A group of preservation experts were waxing historic on a celebrated subject Thursday, coating the inside of the Liberty Bell to protect it from environmental pollutants and the fingerprints of tourists who can't resist touching the Colonial-era icon.
A technician applied a new layer of microcrystalline wax to the interior of the 2,080-pound bell, a procedure that is performed once or twice a year.
The outside of the bell has been given a variety of coatings over the decades that seem to protect it well. It's a different situation inside the bell, however, where stagnant air traps airborne contaminants that can erode the pitted cast bronze alloy surface.
Conservators first noticed a white powdery buildup developing inside the bell about 30 years ago and consulted with experts at the Philadelphia Museum of Art, said Park Service staff curator Bob Giannini.

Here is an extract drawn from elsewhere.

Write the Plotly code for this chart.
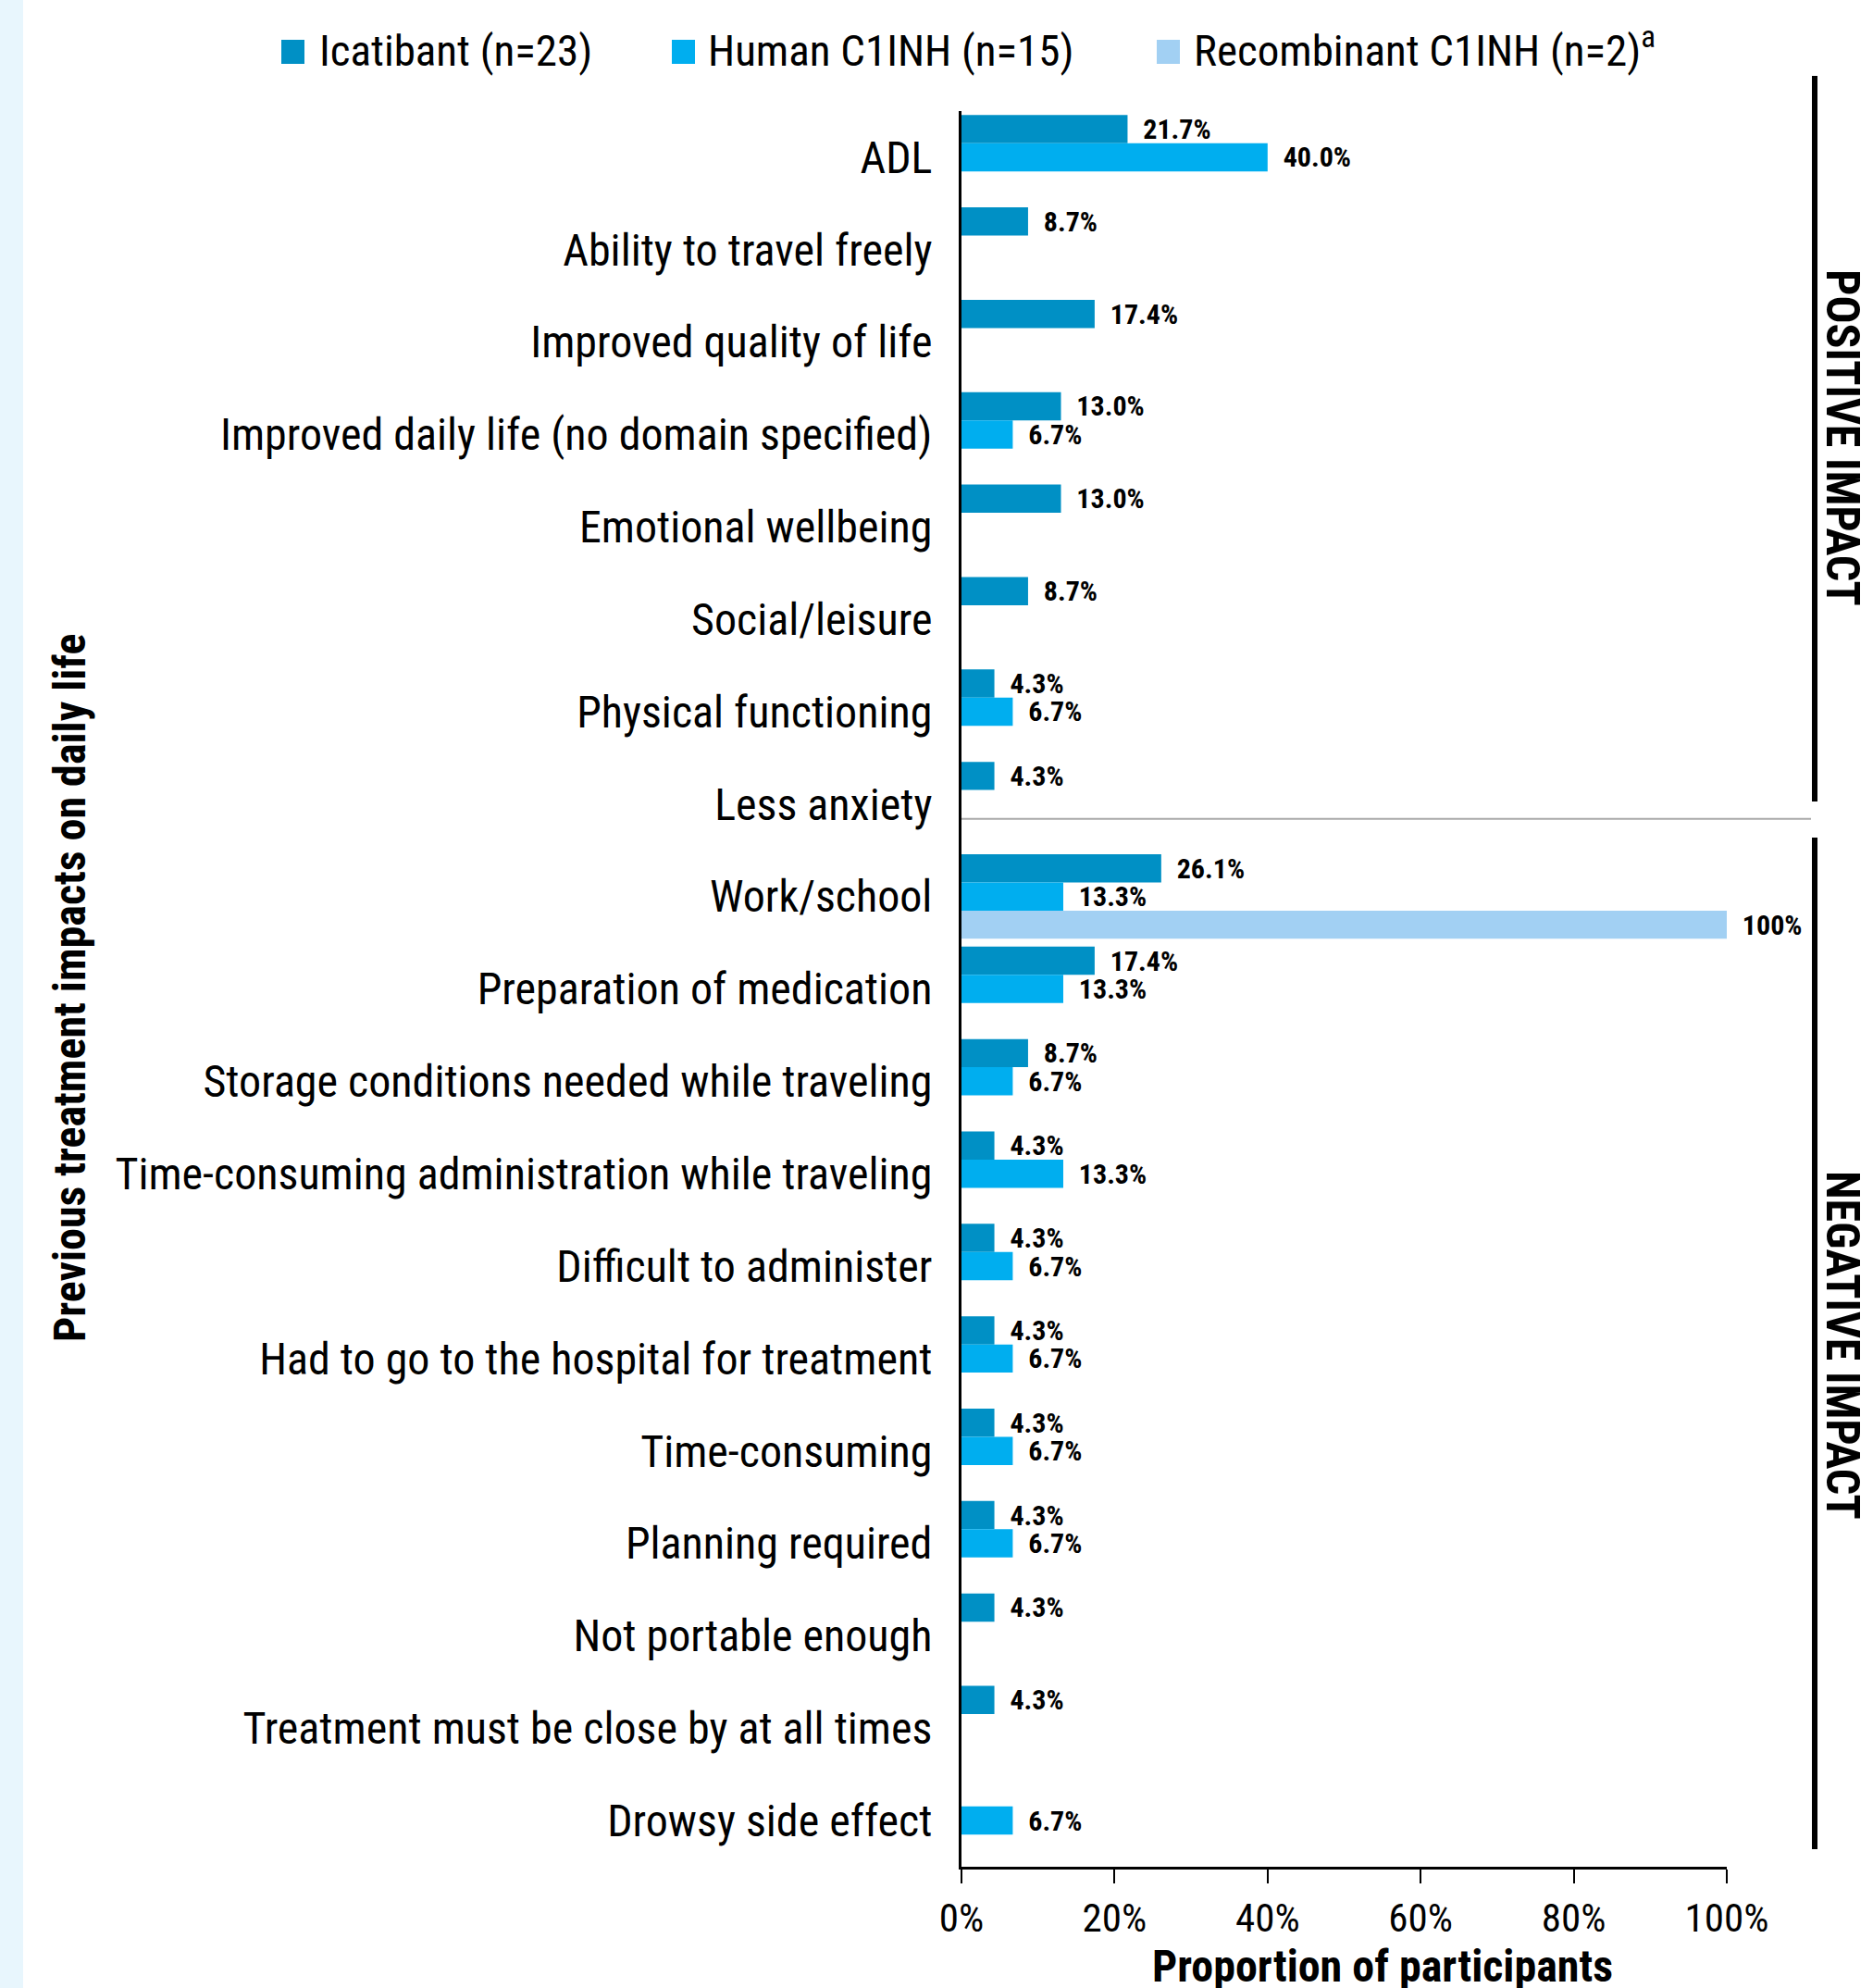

A chemical analysis identified the salt-like substance as ammonium sulfate _ possibly coming from fertilizer being applied to flowers just outside the building or from ammonia-based cleaners that were used on the windows.
Since then, technicians have applied the protective wax to the bottom eight inches of the bell's interior. Each time, the old coating is heated and removed before the new wax layer is applied and buffed, Giannini said.
Before opening hours Thursday morning, technician Jonathan Miller took to the task for about 40 minutes, leaving the bell freshly protected from pollutants and a wayward.
"There was a time when people could touch the bell," Giannini said. "It's not something (visitors) have been allowed to do for a long time, but it happens."
The bell was created to commemorate the 50-year anniversary of William Penn's 1701 Charter of Privileges, Pennsylvania's original constitution. Years later, abolitionists around the nation adopted it as a symbol for the movement to end slavery.
Historians disagree on when it first cracked. It was last rung to celebrate George Washington's birthday in 1846.